Inspired by the natural environment around it, the visitor center is unquestionably an attraction of its own. It has strived to meet the Living Building Challenge, which means that it isn’t only constructed in an environmentally conscious design that draws on natural forms, but also uses renewable resources and achieves net-zero energy consumption.
The Bloedel Floral Conservatory, or simply Bloedel Conservatory, is an indoor tropical garden and aviary in Queen Elizabeth Park. The space is divided into three climate zones and imitates the natural habitat and ecosystem of each. The tropical rainforest habitat showcases the deep jungle, where one hectare of forest contains more tree species than the country of Canada as a whole. The less humid climate of the subtropical rainforest habitat on the other hand is perfectly suited for fig trees, gnarly banyans and colorful orchids, and in the desert zone, succulents and cacti mesmerize the visitors with their prickly shapes. Nature and green spaces already have a relaxing effect on the body, but for those looking to lower their stress levels an extra notch, the Bloedel Floral Conservatory also offers a healing garden. Visitors are encouraged to touch the bark of the trees, smell flowers and use all their senses to feel the energizing effect intended.

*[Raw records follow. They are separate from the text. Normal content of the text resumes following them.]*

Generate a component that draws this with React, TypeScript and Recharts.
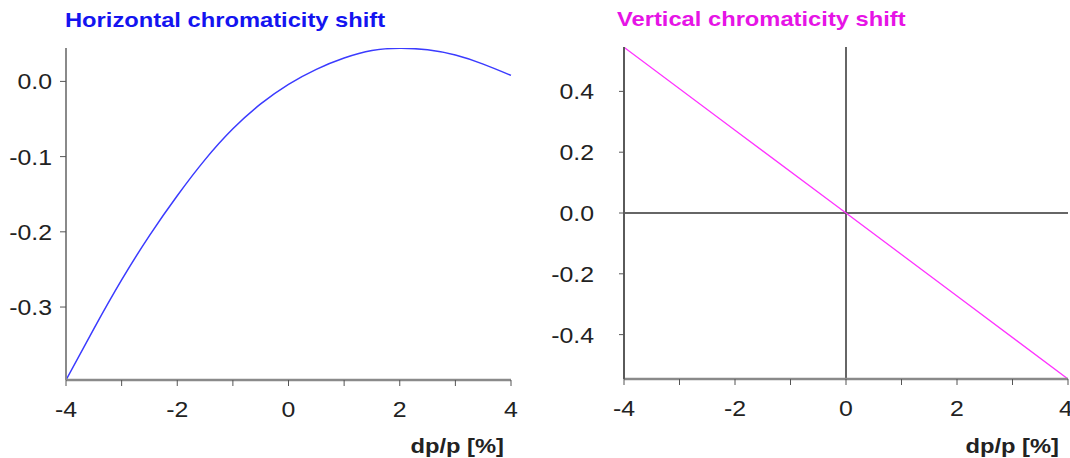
import { LineChart, Line, XAxis, YAxis, ReferenceLine } from 'recharts';

// dp/p [%] sample points shared by both panels
const X_TICKS = [-4, -3, -2, -1, 0, 1, 2, 3, 4];

// horizontal chromaticity shift, every 0.5 %
const H_DP = [-4, -3.5, -3, -2.5, -2, -1.5, -1, -0.5, 0, 0.5, 1, 1.5, 2, 2.5, 3, 3.5, 4];
const H_SHIFT = [
  -0.397, -0.329, -0.264, -0.205, -0.152, -0.104, -0.063, -0.030, -0.004,
  0.016, 0.031, 0.041, 0.044, 0.042, 0.035, 0.023, 0.008,
];
const H_YTICKS = [-0.3, -0.2, -0.1, 0];
const H_DOMAIN: [number, number] = [-0.397, 0.0444];

// vertical chromaticity shift (straight line through the origin)
const V_DP = [-4, -2, 0, 2, 4];
const V_SHIFT = [0.545, 0.272, 0, -0.273, -0.546];
const V_YTICKS = [-0.4, -0.2, 0, 0.2, 0.4];
const V_DOMAIN: [number, number] = [-0.546, 0.546];

const FONT = "'Liberation Sans', Arial, sans-serif";
const STRETCH = 1.13; // source text is a bit wider than plain Arial
const TEXT = '#222';

const hData = H_DP.map((dp, i) => ({ dp, shift: H_SHIFT[i] }));
const vData = V_DP.map((dp, i) => ({ dp, shift: V_SHIFT[i] }));

function XTick(props: any) {
  const { x, y, payload } = props;
  if (payload.value % 2 !== 0) return <g />;
  return (
    <text
      transform={`translate(${x},${y + 29}) scale(${STRETCH},1)`}
      textAnchor="middle"
      fontFamily={FONT}
      fontSize={22}
      fill={TEXT}
    >
      {payload.value}
    </text>
  );
}

function YTick(props: any) {
  const { x, y, payload } = props;
  return (
    <text
      transform={`translate(${x},${y + 8}) scale(${STRETCH},1)`}
      textAnchor="end"
      fontFamily={FONT}
      fontSize={22}
      fill={TEXT}
    >
      {Number(payload.value).toFixed(1)}
    </text>
  );
}

function Caption({ x, y, color, anchor, children }: any) {
  return (
    <text
      transform={`translate(${x},${y}) scale(${STRETCH},1)`}
      textAnchor={anchor ?? 'start'}
      fontFamily={FONT}
      fontWeight="bold"
      fontSize={21}
      fill={color}
    >
      {children}
    </text>
  );
}

function HorizontalPanel() {
  return (
    <LineChart width={540} height={458} data={hData} margin={{ top: 48, right: 29, bottom: 0, left: 0 }}>
      <XAxis
        dataKey="dp"
        type="number"
        domain={[-4, 4]}
        ticks={X_TICKS}
        height={78}
        tickSize={6}
        tick={(p: any) => <XTick {...p} />}
        axisLine={{ stroke: '#8a8a8a', strokeWidth: 2.5 }}
        tickLine={{ stroke: '#555' }}
      />
      <XAxis
        xAxisId="top"
        orientation="top"
        type="number"
        domain={[-4, 4]}
        height={0}
        tick={false}
        tickLine={false}
        axisLine={{ stroke: '#a0a0a0', strokeWidth: 3 }}
      />
      <YAxis
        type="number"
        domain={H_DOMAIN}
        ticks={H_YTICKS}
        width={66}
        tickSize={6}
        tickMargin={8}
        tick={(p: any) => <YTick {...p} />}
        axisLine={{ stroke: '#8a8a8a', strokeWidth: 2 }}
        tickLine={{ stroke: '#555' }}
        allowDataOverflow
      />
      <YAxis
        yAxisId="right"
        orientation="right"
        width={0}
        tick={false}
        tickLine={false}
        axisLine={{ stroke: '#404040', strokeWidth: 1.5 }}
      />
      <Line
        type="natural"
        dataKey="shift"
        stroke="#3b3bff"
        strokeWidth={1.5}
        dot={false}
        isAnimationActive={false}
      />
    </LineChart>
  );
}

function VerticalPanel() {
  return (
    <LineChart width={530} height={458} data={vData} margin={{ top: 47, right: 2, bottom: 0, left: 0 }}>
      <XAxis
        dataKey="dp"
        type="number"
        domain={[-4, 4]}
        ticks={X_TICKS}
        height={79}
        tickSize={6}
        tick={(p: any) => <XTick {...p} />}
        axisLine={{ stroke: '#8a8a8a', strokeWidth: 2.5 }}
        tickLine={{ stroke: '#555' }}
      />
      <XAxis
        xAxisId="top"
        orientation="top"
        type="number"
        domain={[-4, 4]}
        height={0}
        tick={false}
        tickLine={false}
        axisLine={{ stroke: '#5a5a5a', strokeWidth: 2 }}
      />
      <YAxis
        type="number"
        domain={V_DOMAIN}
        ticks={V_YTICKS}
        width={84}
        tickSize={5}
        tickMargin={25}
        tick={(p: any) => <YTick {...p} />}
        axisLine={{ stroke: '#5a5a5a', strokeWidth: 2 }}
        tickLine={{ stroke: '#555' }}
        allowDataOverflow
      />
      <YAxis
        yAxisId="right"
        orientation="right"
        width={0}
        tick={false}
        tickLine={false}
        axisLine={{ stroke: '#404040', strokeWidth: 1.5 }}
      />
      <ReferenceLine x={0} stroke="#333" strokeWidth={1.5} />
      <ReferenceLine y={0} stroke="#333" strokeWidth={1.5} />
      <Line
        type="linear"
        dataKey="shift"
        stroke="#ff33ff"
        strokeWidth={1.3}
        dot={false}
        isAnimationActive={false}
      />
    </LineChart>
  );
}

export default function App() {
  return (
    <div style={{ position: 'absolute', left: 0, top: 0, width: 1070, height: 458, background: '#fff', overflow: 'hidden' }}>
      <div style={{ position: 'absolute', left: 0, top: 0 }}>
        <HorizontalPanel />
      </div>
      <div style={{ position: 'absolute', left: 540, top: 0 }}>
        <VerticalPanel />
      </div>
      <svg width={1070} height={458} style={{ position: 'absolute', left: 0, top: 0, pointerEvents: 'none' }}>
        <Caption x={65} y={27} color="#1414f0">Horizontal chromaticity shift</Caption>
        <Caption x={617} y={26} color="#e614e6">Vertical chromaticity shift</Caption>
        <Caption x={504} y={453} color={TEXT} anchor="end">dp/p [%]</Caption>
        <Caption x={1059} y={453} color={TEXT} anchor="end">dp/p [%]</Caption>
      </svg>
    </div>
  );
}
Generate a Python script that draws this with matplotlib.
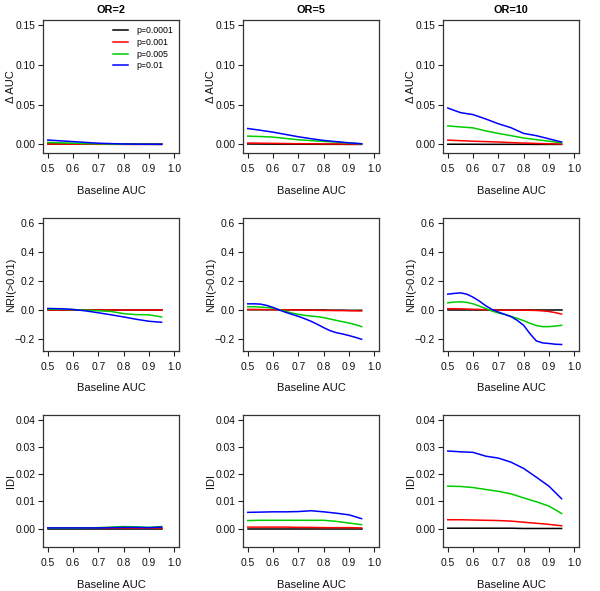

Located in the heart of downtown Vancouver, British Columbia, the Vancouver Art Gallery is one of the most impressive collections of both historical and contemporary works in Canada. This extensive gallery contains over 10,000 different pieces of art and has a great focus on the local and regional artists, many of whom are of aboriginal decent. Among the most famous artists on display are Vancouver locals such as Jeff Wall and Rodney Graham. Moreover, the gallery also contains a substantial collection of the works of Emily Carr – perhaps British Columbia's most famous artist.
Like Emily Carr's work, most of the Vancouver Art Gallery's collection is geared towards art that has been inspired by the indigenous life style and culture in the Canadian Pacific Northwest. That said, there is also a significant collection of international works as well, including a series of important art from 17th-century Dutch artist Jan van Ravenstyn.
Stanley Park's biggest draw, the aquarium is home to 9,000 water-loving creatures - including sharks, dolphins, Amazonian caimans, and a somewhat shy octopus. There's also a small, walk-through rainforest area full of birds, butterflies, and turtles. Check out the iridescent jellyfish tank and the two sea otters that eat the way everyone should: lying on their backs using their chests as plates.
Beluga whales whistle and blow water at onlookers in the icy-blue Arctic Canada exhibit, while in the Amazon rainforest, an hourly rainstorm falls in an atrium filled with three-toed sloths, stunning blue and green poison tree frogs, and even piranhas. For a local perspective, check out the Pacific Canada exhibit, where you can see Pacific salmon, giant Pacific Octopus, Stellar see lions, and a Pacific white-sided dolphin.